Dalam Pasal 171 butir (c) KHI disebutkan, yang termasuk ahli waris yaitu seseorang yang mana saat pewaris meninggal dunia memenuhi persyaratan sebagai berikut:

  1. Mempunyai hubungan darah atau hubungan perkawinan;
  2. Beragama Islam; dan
  3. Tidak terhalang karena hukum untuk menjadi ahli waris.

Ketiga persyaratan tersebut bersifat kumulatif yang berarti agar dapat menjadi ahli waris menurut hukum Islam harus memenuhi seluruh syarat tersebut.

Jadi misalnya ketika seorang bapak (beragama Islam) meninggal dunia dan salah satu anak kandungnya ada yang beragama non-Islam, maka anak tersebut tidak berhak menjadi ahli waris.

Dalam salah satu hadist Nabi Muhammad SAW yang selalu dijadikan rujukan bagi Pengadilan Agama dalam memutus perkara waris disebutkan tidaklah berhak seorang muslim mewarisi harta orang non-muslim dan tidak berhak pula bagi orang non-muslim mewarisi harta seorang muslim.

Bahkan dalam ketentuan tersebut berlaku sebaliknya juga.
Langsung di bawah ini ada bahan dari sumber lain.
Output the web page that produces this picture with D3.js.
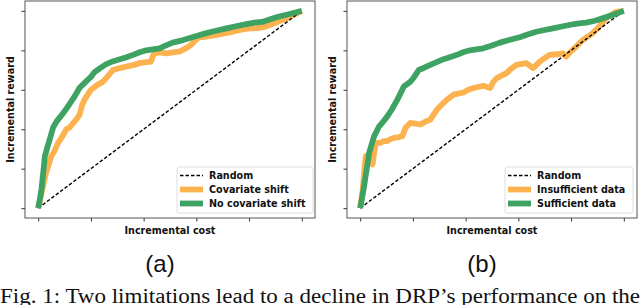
<!DOCTYPE html>
<html>
<head>
<meta charset="utf-8">
<script src="https://cdn.jsdelivr.net/npm/d3@7"></script>
<style>
  body { margin: 0; background: #fff; }
  svg { display: block; }
</style>
</head>
<body>
<div id="chart"></div>
<script>
const width = 640;
const height = 305;

const ticks = [0, 0.2, 0.4, 0.6, 0.8, 1];
const randomLine = [[0, 0], [1, 1]];

// panel (a)
const covariateShift = [
  [0, 0], [0.01, 0.06], [0.019, 0.114], [0.03, 0.18], [0.038, 0.213], [0.05, 0.264],
  [0.062, 0.29], [0.075, 0.33], [0.09, 0.36], [0.107, 0.40], [0.12, 0.41],
  [0.132, 0.43], [0.145, 0.45], [0.157, 0.474], [0.166, 0.52], [0.176, 0.55],
  [0.19, 0.58], [0.20, 0.60], [0.225, 0.625], [0.245, 0.64], [0.265, 0.67],
  [0.283, 0.70], [0.31, 0.71], [0.334, 0.717], [0.36, 0.725], [0.384, 0.735],
  [0.41, 0.74], [0.428, 0.743], [0.435, 0.77], [0.44, 0.785], [0.465, 0.79],
  [0.485, 0.785], [0.51, 0.79], [0.535, 0.793], [0.56, 0.81], [0.579, 0.827],
  [0.6, 0.855], [0.61, 0.866], [0.64, 0.87], [0.673, 0.877], [0.70, 0.885],
  [0.736, 0.894], [0.77, 0.905], [0.80, 0.911], [0.83, 0.912], [0.862, 0.92],
  [0.89, 0.935], [0.925, 0.953], [0.96, 0.975], [1, 1]
];
const noCovariateShift = [
  [0, 0], [0.007, 0.05], [0.013, 0.10], [0.02, 0.19], [0.025, 0.26], [0.035, 0.31],
  [0.044, 0.35], [0.057, 0.41], [0.07, 0.44], [0.088, 0.47], [0.105, 0.50],
  [0.12, 0.53], [0.14, 0.57], [0.157, 0.61], [0.18, 0.64], [0.2, 0.665],
  [0.214, 0.69], [0.235, 0.71], [0.258, 0.73], [0.285, 0.745], [0.31, 0.755],
  [0.335, 0.765], [0.36, 0.777], [0.385, 0.79], [0.41, 0.80], [0.435, 0.805],
  [0.46, 0.81], [0.485, 0.825], [0.51, 0.839], [0.55, 0.852], [0.585, 0.866],
  [0.61, 0.876], [0.635, 0.886], [0.67, 0.898], [0.71, 0.91], [0.75, 0.922],
  [0.786, 0.932], [0.82, 0.94], [0.85, 0.944], [0.88, 0.957], [0.91, 0.97],
  [0.95, 0.983], [1, 1]
];

// panel (b)
const insufficientData = [
  [0, 0], [0.009, 0.087], [0.015, 0.18], [0.021, 0.264], [0.034, 0.272],
  [0.042, 0.23], [0.047, 0.222], [0.053, 0.28], [0.059, 0.331], [0.078, 0.331],
  [0.09, 0.34], [0.103, 0.34], [0.115, 0.35], [0.128, 0.356], [0.145, 0.36],
  [0.16, 0.365], [0.172, 0.407], [0.19, 0.432], [0.21, 0.428], [0.229, 0.424],
  [0.25, 0.44], [0.266, 0.449], [0.291, 0.499], [0.31, 0.525], [0.329, 0.55],
  [0.354, 0.575], [0.392, 0.586], [0.41, 0.6], [0.43, 0.609], [0.467, 0.62],
  [0.493, 0.609], [0.505, 0.64], [0.518, 0.659], [0.555, 0.684], [0.575, 0.71],
  [0.593, 0.726], [0.63, 0.735], [0.656, 0.71], [0.681, 0.743], [0.718, 0.777],
  [0.745, 0.78], [0.769, 0.785], [0.781, 0.768], [0.8, 0.795], [0.819, 0.818],
  [0.844, 0.852], [0.881, 0.886], [0.906, 0.919], [0.932, 0.962], [0.97, 0.995],
  [1, 1]
];
const sufficientData = [
  [0, 0], [0.007, 0.05], [0.015, 0.113], [0.025, 0.2], [0.034, 0.28], [0.045, 0.33],
  [0.053, 0.365], [0.072, 0.415], [0.088, 0.44], [0.103, 0.465], [0.12, 0.5],
  [0.141, 0.55], [0.166, 0.617], [0.19, 0.64], [0.205, 0.665], [0.222, 0.70],
  [0.245, 0.713], [0.266, 0.726], [0.29, 0.74], [0.316, 0.755], [0.34, 0.765],
  [0.367, 0.777], [0.39, 0.79], [0.417, 0.80], [0.44, 0.805], [0.467, 0.81],
  [0.5, 0.825], [0.53, 0.839], [0.565, 0.852], [0.605, 0.866], [0.635, 0.88],
  [0.668, 0.894], [0.7, 0.903], [0.731, 0.911], [0.77, 0.922], [0.806, 0.932],
  [0.83, 0.936], [0.857, 0.94], [0.89, 0.95], [0.919, 0.962], [0.96, 0.98], [1, 1]
];

const orange = "#fbb24f";
const green = "#3ea263";

const panels = [
  {x0: 25, x1: 315, tag: "(a)", series: [covariateShift, noCovariateShift],
   names: ["Random", "Covariate shift", "No covariate shift"], legendX: 177, legendW: 136},
  {x0: 347, x1: 637, tag: "(b)", series: [insufficientData, sufficientData],
   names: ["Random", "Insufficient data", "Sufficient data"], legendX: 505, legendW: 128}
];

const yTop = 1, yBottom = 218;
const font = "DejaVu Sans, sans-serif";
const fontSize = 9.6;

const svg = d3.select("#chart")
  .append("svg")
  .attr("width", width)
  .attr("height", height)
  .attr("viewBox", [0, 0, width, height]);

panels.forEach(p => {
  const x = d3.scaleLinear()
    .domain([-0.05, 1.05])
    .range([p.x0, p.x1]);
  const y = d3.scaleLinear()
    .domain([-0.05, 1.05])
    .range([yBottom, yTop]);

  const g = svg.append("g");

  const line = d3.line()
    .x(d => x(d[0]))
    .y(d => y(d[1]));

  g.append("path")
    .datum(p.series[0])
    .attr("fill", "none")
    .attr("stroke", orange)
    .attr("stroke-width", 5.8)
    .attr("stroke-linejoin", "round")
    .attr("d", line);

  g.append("path")
    .datum(randomLine)
    .attr("fill", "none")
    .attr("stroke", "#000")
    .attr("stroke-width", 1.4)
    .attr("stroke-dasharray", "3.5,2")
    .attr("d", line);

  g.append("path")
    .datum(p.series[1])
    .attr("fill", "none")
    .attr("stroke", green)
    .attr("stroke-width", 5.8)
    .attr("stroke-linejoin", "round")
    .attr("d", line);

  // axes, ticks without labels
  g.append("g")
    .attr("transform", `translate(0,${yBottom})`)
    .call(d3.axisBottom(x).tickValues(ticks).tickFormat("").tickSize(3.5).tickSizeOuter(0))
    .call(a => a.select(".domain").remove())
    .call(a => a.selectAll("line").attr("stroke", "#333"));

  g.append("g")
    .attr("transform", `translate(${p.x0},0)`)
    .call(d3.axisLeft(y).tickValues(ticks).tickFormat("").tickSize(3.5).tickSizeOuter(0))
    .call(a => a.select(".domain").remove())
    .call(a => a.selectAll("line").attr("stroke", "#333"));

  g.append("rect")
    .attr("x", p.x0)
    .attr("y", yTop)
    .attr("width", p.x1 - p.x0)
    .attr("height", yBottom - yTop)
    .attr("fill", "none")
    .attr("stroke", "#555")
    .attr("stroke-width", 1);

  // legend
  const lg = g.append("g");
  lg.append("rect")
    .attr("x", p.legendX)
    .attr("y", 167)
    .attr("width", p.legendW)
    .attr("height", 46)
    .attr("rx", 2)
    .attr("fill", "#fff")
    .attr("fill-opacity", 0.8)
    .attr("stroke", "#d6d6d6")
    .attr("stroke-width", 0.8);

  const hx = p.legendX + 3;
  p.names.forEach((name, i) => {
    const ly = 175.5 + i * 14;
    const h = lg.append("line")
      .attr("x1", hx).attr("x2", hx + 23)
      .attr("y1", ly).attr("y2", ly);
    if (i === 0) {
      h.attr("stroke", "#000").attr("stroke-width", 1.4).attr("stroke-dasharray", "3.5,2");
    } else {
      h.attr("stroke", i === 1 ? orange : green).attr("stroke-width", 5.8);
    }
    lg.append("text")
      .attr("x", hx + 29)
      .attr("y", ly)
      .attr("dy", "0.35em")
      .attr("font-family", font)
      .attr("font-weight", "bold")
      .attr("font-size", fontSize)
      .attr("fill", "#111")
      .text(name);
  });

  // axis titles
  const cx = (p.x0 + p.x1) / 2;
  g.append("text")
    .attr("x", cx)
    .attr("y", 234)
    .attr("text-anchor", "middle")
    .attr("font-family", font)
    .attr("font-weight", "bold")
    .attr("font-size", fontSize)
    .attr("fill", "#111")
    .text("Incremental cost");

  g.append("text")
    .attr("transform", `translate(${p.x0 - 11},${(yTop + yBottom) / 2}) rotate(-90)`)
    .attr("text-anchor", "middle")
    .attr("font-family", font)
    .attr("font-weight", "bold")
    .attr("font-size", fontSize)
    .attr("fill", "#111")
    .text("Incremental reward");

  g.append("text")
    .attr("x", cx - 10)
    .attr("y", 272)
    .attr("text-anchor", "middle")
    .attr("font-family", "Liberation Sans, Arial, sans-serif")
    .attr("font-size", 24)
    .attr("fill", "#111")
    .text(p.tag);
});

svg.append("text")
  .attr("x", 0)
  .attr("y", 303)
  .attr("font-family", "Liberation Serif, Times New Roman, serif")
  .attr("font-size", 20)
  .attr("fill", "#111")
  .attr("textLength", 640)
  .attr("lengthAdjust", "spacingAndGlyphs")
  .text("Fig. 1: Two limitations lead to a decline in DRP’s performance on the");
</script>
</body>
</html>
Jika seorang anak dalam suatu keluarga beragama Islam namun orang tuanya beragama selain Islam, maka anak tersebut juga tidak berhak mewaris dari orang tuanya tersebut.

Wasiat Wajibah
Namun terdapat jalan keluar penyelesaian bagi anggota keluarga yang tidak berhak menerima waris tersebut yaitu dengan diberikannya wasiat wajibah. Hal tersebut sebagaimana dalam Yuriprudensi Mahkamah Agung dengan No. 368 K/AG/1995.

Dalam kasus tersebut pewaris meninggalkan 6 orang anak yang satu di antaranya memeluk agama Kristen. Untuk menyelesaikan permasalahan pembagian waris salah satu anak dari pewaris mengajukan gugatan dan meminta Pengadilan Agama Jakarta Selatan untuk menetapkan ahli waris yang sah. Penggugat beranggapan, saudaranya yang berbeda agama tersebut tidak patut untuk memperoleh hak waris karena telah berpindah agama.

Akhirnya pada tingkat kasasi di Mahkamah Agung, majelis hakim agung memutuskan anak pewaris yang non muslim tersebut tetap berhak memperoleh bagian dari harta orang tuanya berdasarkan wasiat wajibah. Yang mana besarnya sama dengan bagian ahli waris perempuan lainnya.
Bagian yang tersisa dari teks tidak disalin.